I walked into the kitchen because I could feel the cry lump and my ugly cry face developing involuntarily. Jack is a well-adjusted kid, he’s happy, he’s sweet, he’s so smart, he’s everything and this morning I realized he’s also healing, in his own way, in his own time, just like me. We’re okay. We’re making it. Everything little thing is gonna be alright.
Another why for this entry? Lately, I have been getting a lot of feedback and questions and while I value your feedback, I am not a licensed professional. I can’t and won’t give therapeutic advice. I am simply not an expert on grief, I know only of my own experience and that is what I speak to. I will share my experiences, what worked best for us but my advice is, as an individual, a writer, and not a grief expert. The writer in me believes our souls, our hearts know how to mend themselves…we just have to silence our thoughts. Coming from a chronic over-thinker, I rolled my own eyes as I typed that.
That is my biggest wish, most important prayer for myself, always, be still.
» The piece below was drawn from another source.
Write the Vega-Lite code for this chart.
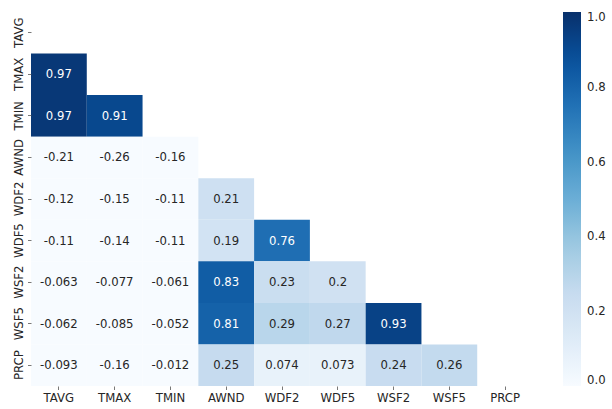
{
  "$schema": "https://vega.github.io/schema/vega-lite/v6.json",
  "width": 502,
  "height": 374,
  "padding": {"left": 5, "top": 12, "right": 5, "bottom": 5},
  "background": "white",
  "config": {
    "view": {"stroke": null},
    "font": "DejaVu Sans",
    "locale": {"number": {"decimal": ".", "thousands": ",", "grouping": [3], "currency": ["$", ""], "minus": "-"}}
  },
  "data": {
    "values": [
      {"row": "TMAX", "col": "TAVG", "r": 0.97},
      {"row": "TMIN", "col": "TAVG", "r": 0.97},
      {"row": "TMIN", "col": "TMAX", "r": 0.91},
      {"row": "AWND", "col": "TAVG", "r": -0.21},
      {"row": "AWND", "col": "TMAX", "r": -0.26},
      {"row": "AWND", "col": "TMIN", "r": -0.16},
      {"row": "WDF2", "col": "TAVG", "r": -0.12},
      {"row": "WDF2", "col": "TMAX", "r": -0.15},
      {"row": "WDF2", "col": "TMIN", "r": -0.11},
      {"row": "WDF2", "col": "AWND", "r": 0.21},
      {"row": "WDF5", "col": "TAVG", "r": -0.11},
      {"row": "WDF5", "col": "TMAX", "r": -0.14},
      {"row": "WDF5", "col": "TMIN", "r": -0.11},
      {"row": "WDF5", "col": "AWND", "r": 0.19},
      {"row": "WDF5", "col": "WDF2", "r": 0.76},
      {"row": "WSF2", "col": "TAVG", "r": -0.063},
      {"row": "WSF2", "col": "TMAX", "r": -0.077},
      {"row": "WSF2", "col": "TMIN", "r": -0.061},
      {"row": "WSF2", "col": "AWND", "r": 0.83},
      {"row": "WSF2", "col": "WDF2", "r": 0.23},
      {"row": "WSF2", "col": "WDF5", "r": 0.2},
      {"row": "WSF5", "col": "TAVG", "r": -0.062},
      {"row": "WSF5", "col": "TMAX", "r": -0.085},
      {"row": "WSF5", "col": "TMIN", "r": -0.052},
      {"row": "WSF5", "col": "AWND", "r": 0.81},
      {"row": "WSF5", "col": "WDF2", "r": 0.29},
      {"row": "WSF5", "col": "WDF5", "r": 0.27},
      {"row": "WSF5", "col": "WSF2", "r": 0.93},
      {"row": "PRCP", "col": "TAVG", "r": -0.093},
      {"row": "PRCP", "col": "TMAX", "r": -0.16},
      {"row": "PRCP", "col": "TMIN", "r": -0.012},
      {"row": "PRCP", "col": "AWND", "r": 0.25},
      {"row": "PRCP", "col": "WDF2", "r": 0.074},
      {"row": "PRCP", "col": "WDF5", "r": 0.073},
      {"row": "PRCP", "col": "WSF2", "r": 0.24},
      {"row": "PRCP", "col": "WSF5", "r": 0.26}
    ]
  },
  "encoding": {
    "x": {
      "field": "col", "type": "nominal",
      "scale": {"domain": ["TAVG","TMAX","TMIN","AWND","WDF2","WDF5","WSF2","WSF5","PRCP"], "paddingInner": 0, "paddingOuter": 0},
      "axis": {"title": null, "labelAngle": 0, "domain": false, "grid": false, "tickSize": 3.5, "tickColor": "#555555", "tickWidth": 0.8, "labelFontSize": 11.7, "labelColor": "#262626", "labelPadding": 3}
    },
    "y": {
      "field": "row", "type": "nominal",
      "scale": {"domain": ["TAVG","TMAX","TMIN","AWND","WDF2","WDF5","WSF2","WSF5","PRCP"], "paddingInner": 0, "paddingOuter": 0},
      "axis": {"title": null, "labelAngle": -90, "labelAlign": "center", "labelBaseline": "bottom", "domain": false, "grid": false, "tickSize": 3.5, "tickColor": "#555555", "tickWidth": 0.8, "labelFontSize": 11.7, "labelColor": "#262626", "labelPadding": 3, "minExtent": 26, "maxExtent": 26}
    }
  },
  "layer": [
    {
      "mark": {"type": "rect"},
      "encoding": {
        "color": {
          "field": "r", "type": "quantitative",
          "scale": {
            "domain": [0, 0.125, 0.25, 0.375, 0.5, 0.625, 0.75, 0.875, 1],
            "range": ["#f7fbff", "#deebf7", "#c6dbef", "#9ecae1", "#6baed6", "#4292c6", "#2171b5", "#08519c", "#08306b"],
            "clamp": true,
            "interpolate": "rgb"
          },
          "legend": {
            "title": null,
            "orient": "right",
            "offset": 30,
            "padding": 0,
            "gradientLength": 374,
            "gradientThickness": 18,
            "gradientStrokeWidth": 0,
            "values": [0, 0.2, 0.4, 0.6, 0.8, 1],
            "format": ".1f",
            "labelFontSize": 11.7,
            "labelColor": "#262626",
            "labelOffset": 6
          }
        }
      }
    },
    {
      "mark": {"type": "text", "fontSize": 11.7},
      "encoding": {
        "text": {"field": "r", "type": "quantitative", "format": ".2~g"},
        "color": {
          "condition": {"test": "datum.r > 0.5", "value": "white"},
          "value": "#262626"
        }
      }
    }
  ]
}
I want to let life, its circumstances wash over me with grace and acceptance. This is difficult but I tell myself daily “be still”. I have to trust that what is meant for me will come and stay, what is not, won’t. I don’t believe, not for a single second, I would be where I am today without the support of Lost & Found. Maybe Jack would still be avoiding Legos and I wouldn’t know. Who did I message this morning when I saw Jack playing with his Legos, Jack’s facilitator, who is so incredible and the volunteer facilitator for my grief group, who has become one of my best friends. She’s an entirely different entry. Truly, our friendship is a God thing.